Though there was violence in the early days, the protests have lately been overwhelmingly peaceful. Huge weekend crowds gathered across the country and in Europe. The high-spirited atmosphere was marred late on Sunday when a man drove a car into a rally in Seattle and then shot and wounded a demonstrator who confronted him.

"I have cops in my family, I do believe in a police presence," said Nikky Williams, a black Air Force veteran who marched in Washington on Sunday. "But I do think that reform has got to happen."

Minneapolis city council members pledged to abolish the police force whose officer knelt on the neck of a dying George Floyd, as the biggest civil rights protests in more than 50 years demanded a transformation of U.S. criminal justice.

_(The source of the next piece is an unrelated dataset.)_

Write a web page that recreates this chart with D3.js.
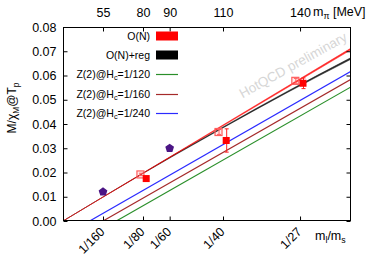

The prospect that Minneapolis could abolish its police force altogether would have seemed unthinkable just two weeks ago. Nine members of the 13-person city council pledged on Sunday to do away with the police department in favor of a community-led safety model, though they provided little detail.

"A veto-proof majority of the MPLS City Council just publicly agreed that the Minneapolis Police Department is not reformable and that we're going to end the current policing system," Alondra Cano, a member of the Minneapolis council, said on Twitter.

In New York, Mayor Bill de Blasio told reporters he would shift some funds out of the city's vast police budget and reallocate it to youth and social services. He said he would take enforcement of rules on street vending out of the hands of police, accused of using the regulations to harass minorities.

Curfews were removed in New York and other major cities including Philadelphia and Chicago.

NFL apologizes, Trump fires back

President Trump said on Twitter he ordered the National Guard to start withdrawing from Washington D.C. "now that everything is under perfect control".

Trump has used the Black Lives Matter protest movement as a foil for years to promote himself as a law-and-order candidate.

When black football players knelt during the national anthem to protest against police brutality in 2016, Trump denounced them with an expletive and the NFL effectively took his side, telling players to stand or stay off the field for the song.

Over the weekend, the NFL issued a video of Commissioner Roger Goodell apologizing for failing to listen to black players: "We, the NFL, believe Black Lives Matter," Goodell said.

Trump fired back overnight: "Could it be even remotely possible that in Roger Goodell’s rather interesting statement of peace and reconciliation, he was intimating that it would now be O.K. for the players to KNEEL, or not to stand, for the National Anthem, thereby disrespecting our Country & our Flag?" he tweeted.

In the nation's capital, a large and diverse gathering of protesters had packed streets near the White House, chanting "This is what democracy looks like!" and "I can't breathe."

A newly erected fence around the White House was decorated by protesters with signs, including some that read: "Black Lives Matter" and "No Justice, No Peace."

The "Black Lives Matter" protest slogan was also embraced on Sunday by Trump's predecessor as Republican candidate for president, Senator Mitt Romney, who marched alongside evangelical Christians in Washington.

Romney told the Washington Post that he wanted to find "a way to end violence and brutality, and to make sure that people understand that black lives matter".

Former U.S. President Barack Obama also addressed the protests in a YouTube speech for 2020 high school and college graduates. The demonstrations "speak to decades of inaction over unequal treatment and a failure to reform police practices in the broader criminal justice system," Obama said.

"You don't have to accept what was considered normal before," he told the graduates. "You don't have to accept the world as it is. You can make it the world as it should be."